American Community Survey: Recovery Hasn't Improved Poverty

According to the freshly released 2013 ACS by the United States Census Bureau, there have been modest, but insignificant, gains toward alleviating poverty within many urban areas.

1 minute read

September 21, 2014, 7:00 AM PDT

By Maayan Dembo @DJ_Mayjahn


The U.S. Census Bureau accounts for cities based on specific Metropolitan Statistical Area (MSA), which is the agglomeration throughout a given metropolitan area, capturing not only the main big-city or mid-sized city, but also its surrounding suburbs. As Alexis Stephens reports from Next City's Equity Factor blog, "the MSAs that showed reasonable gains in median income were Detroit-Warren-Dearborn, New York-Newark-Jersey City, and San Francisco-Oakland-Hayward. (The median income for the country in 2013 was $51,939, up from $51,759 in 2012.) The Charlotte-Concord-Gastonia MSA had the largest decrease in median household income, down 3.8 percent."

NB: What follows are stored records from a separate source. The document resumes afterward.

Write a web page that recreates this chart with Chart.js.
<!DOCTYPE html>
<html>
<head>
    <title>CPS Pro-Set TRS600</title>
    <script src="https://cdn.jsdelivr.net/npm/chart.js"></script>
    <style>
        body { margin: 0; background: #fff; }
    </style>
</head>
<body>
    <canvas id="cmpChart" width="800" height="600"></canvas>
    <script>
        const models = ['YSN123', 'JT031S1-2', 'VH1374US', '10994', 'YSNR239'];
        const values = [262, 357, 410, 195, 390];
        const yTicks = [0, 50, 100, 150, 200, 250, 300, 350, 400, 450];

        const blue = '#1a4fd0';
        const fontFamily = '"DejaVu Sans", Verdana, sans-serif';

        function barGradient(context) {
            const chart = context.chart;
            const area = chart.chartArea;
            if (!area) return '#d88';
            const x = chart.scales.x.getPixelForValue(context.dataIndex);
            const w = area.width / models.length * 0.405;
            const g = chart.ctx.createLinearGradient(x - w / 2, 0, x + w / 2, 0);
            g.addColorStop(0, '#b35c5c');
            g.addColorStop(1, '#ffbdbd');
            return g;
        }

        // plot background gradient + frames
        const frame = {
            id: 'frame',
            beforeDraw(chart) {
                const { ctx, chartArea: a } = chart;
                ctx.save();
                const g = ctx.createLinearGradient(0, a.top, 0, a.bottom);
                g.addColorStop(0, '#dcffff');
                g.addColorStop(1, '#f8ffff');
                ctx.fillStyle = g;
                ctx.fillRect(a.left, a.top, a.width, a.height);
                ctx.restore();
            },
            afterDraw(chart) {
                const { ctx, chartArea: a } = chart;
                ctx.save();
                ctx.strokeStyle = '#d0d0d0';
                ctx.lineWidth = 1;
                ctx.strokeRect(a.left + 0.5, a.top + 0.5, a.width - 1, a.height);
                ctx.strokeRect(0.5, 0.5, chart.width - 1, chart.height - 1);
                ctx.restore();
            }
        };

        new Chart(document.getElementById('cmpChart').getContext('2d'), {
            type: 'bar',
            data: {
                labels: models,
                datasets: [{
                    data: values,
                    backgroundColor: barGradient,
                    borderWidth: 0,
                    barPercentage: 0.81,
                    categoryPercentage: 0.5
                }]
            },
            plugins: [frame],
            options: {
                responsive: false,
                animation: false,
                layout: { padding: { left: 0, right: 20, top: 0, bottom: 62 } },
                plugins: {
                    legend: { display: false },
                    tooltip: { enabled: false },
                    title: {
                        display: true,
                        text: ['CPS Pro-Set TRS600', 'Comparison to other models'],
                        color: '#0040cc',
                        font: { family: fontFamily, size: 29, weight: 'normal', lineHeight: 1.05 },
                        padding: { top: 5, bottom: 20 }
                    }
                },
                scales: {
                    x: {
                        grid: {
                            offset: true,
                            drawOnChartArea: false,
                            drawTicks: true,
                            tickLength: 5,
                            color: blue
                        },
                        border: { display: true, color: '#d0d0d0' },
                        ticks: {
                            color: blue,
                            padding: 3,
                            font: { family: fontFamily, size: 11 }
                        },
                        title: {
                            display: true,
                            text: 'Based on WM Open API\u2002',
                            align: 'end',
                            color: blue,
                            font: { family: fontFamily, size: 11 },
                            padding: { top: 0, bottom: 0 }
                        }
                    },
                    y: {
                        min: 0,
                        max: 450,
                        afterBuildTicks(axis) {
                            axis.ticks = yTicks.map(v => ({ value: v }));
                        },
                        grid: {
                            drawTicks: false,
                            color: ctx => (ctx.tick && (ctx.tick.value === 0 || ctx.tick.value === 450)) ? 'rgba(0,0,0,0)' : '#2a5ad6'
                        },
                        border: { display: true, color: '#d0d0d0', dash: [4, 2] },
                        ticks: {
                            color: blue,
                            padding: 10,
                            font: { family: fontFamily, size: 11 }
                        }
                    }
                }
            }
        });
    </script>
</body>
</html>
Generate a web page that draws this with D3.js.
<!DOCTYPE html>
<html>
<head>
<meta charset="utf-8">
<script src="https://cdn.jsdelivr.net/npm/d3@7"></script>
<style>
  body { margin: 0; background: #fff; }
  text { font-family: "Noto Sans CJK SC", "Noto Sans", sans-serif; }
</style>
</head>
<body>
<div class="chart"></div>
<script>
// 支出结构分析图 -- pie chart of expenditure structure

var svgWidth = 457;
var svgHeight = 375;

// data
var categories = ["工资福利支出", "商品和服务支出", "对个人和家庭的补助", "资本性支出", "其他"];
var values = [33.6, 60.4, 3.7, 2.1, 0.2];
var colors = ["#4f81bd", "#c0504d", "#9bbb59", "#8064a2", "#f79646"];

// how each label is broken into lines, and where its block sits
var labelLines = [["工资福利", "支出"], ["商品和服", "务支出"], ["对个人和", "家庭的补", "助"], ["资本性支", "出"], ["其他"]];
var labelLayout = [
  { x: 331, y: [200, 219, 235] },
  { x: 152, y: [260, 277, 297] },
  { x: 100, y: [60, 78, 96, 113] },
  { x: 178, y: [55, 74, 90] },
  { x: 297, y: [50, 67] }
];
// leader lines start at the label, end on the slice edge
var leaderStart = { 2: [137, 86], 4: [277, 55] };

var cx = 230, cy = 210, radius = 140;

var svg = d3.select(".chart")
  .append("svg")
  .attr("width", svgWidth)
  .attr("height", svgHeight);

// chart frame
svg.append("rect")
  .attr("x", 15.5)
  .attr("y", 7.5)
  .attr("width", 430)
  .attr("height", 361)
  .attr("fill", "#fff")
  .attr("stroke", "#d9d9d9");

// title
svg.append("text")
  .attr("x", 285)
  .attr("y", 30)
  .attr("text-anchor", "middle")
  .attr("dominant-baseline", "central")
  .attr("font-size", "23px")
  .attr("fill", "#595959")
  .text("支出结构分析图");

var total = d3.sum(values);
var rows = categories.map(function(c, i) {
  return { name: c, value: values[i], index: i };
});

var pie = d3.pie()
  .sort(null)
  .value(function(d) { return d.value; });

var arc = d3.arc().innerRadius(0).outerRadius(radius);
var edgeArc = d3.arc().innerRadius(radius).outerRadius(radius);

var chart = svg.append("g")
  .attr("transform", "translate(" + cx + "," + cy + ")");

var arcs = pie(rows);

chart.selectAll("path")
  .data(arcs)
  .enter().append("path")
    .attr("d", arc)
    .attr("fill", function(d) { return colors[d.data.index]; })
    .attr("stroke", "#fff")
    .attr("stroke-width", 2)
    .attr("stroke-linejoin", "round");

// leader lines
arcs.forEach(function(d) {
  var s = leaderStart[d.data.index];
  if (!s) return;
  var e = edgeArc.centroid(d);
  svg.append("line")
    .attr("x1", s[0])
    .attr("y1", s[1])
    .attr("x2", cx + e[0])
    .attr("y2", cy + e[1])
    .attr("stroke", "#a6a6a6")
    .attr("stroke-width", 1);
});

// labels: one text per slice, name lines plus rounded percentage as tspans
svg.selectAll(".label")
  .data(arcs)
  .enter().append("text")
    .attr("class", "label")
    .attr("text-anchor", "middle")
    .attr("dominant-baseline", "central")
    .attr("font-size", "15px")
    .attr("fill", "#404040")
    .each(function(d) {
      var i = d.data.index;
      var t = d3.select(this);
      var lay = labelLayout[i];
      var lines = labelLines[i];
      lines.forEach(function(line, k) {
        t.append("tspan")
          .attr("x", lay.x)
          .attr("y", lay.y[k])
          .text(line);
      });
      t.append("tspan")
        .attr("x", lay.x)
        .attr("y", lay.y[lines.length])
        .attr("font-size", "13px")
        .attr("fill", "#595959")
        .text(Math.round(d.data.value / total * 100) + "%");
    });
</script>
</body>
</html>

These changes may be a rise in overall income of residents of the area, but it may also reflect how many lower-income households are priced out of living within the city, and displaced by higher income individuals. Indeed, looking at the national poverty rate, in 2013 it barely budged and remained at 15.8 percent nationwide. As Stephens writes, "any gains made overall during the recovery haven’t been able to markedly lift the households of low-wage workers or the unemployed."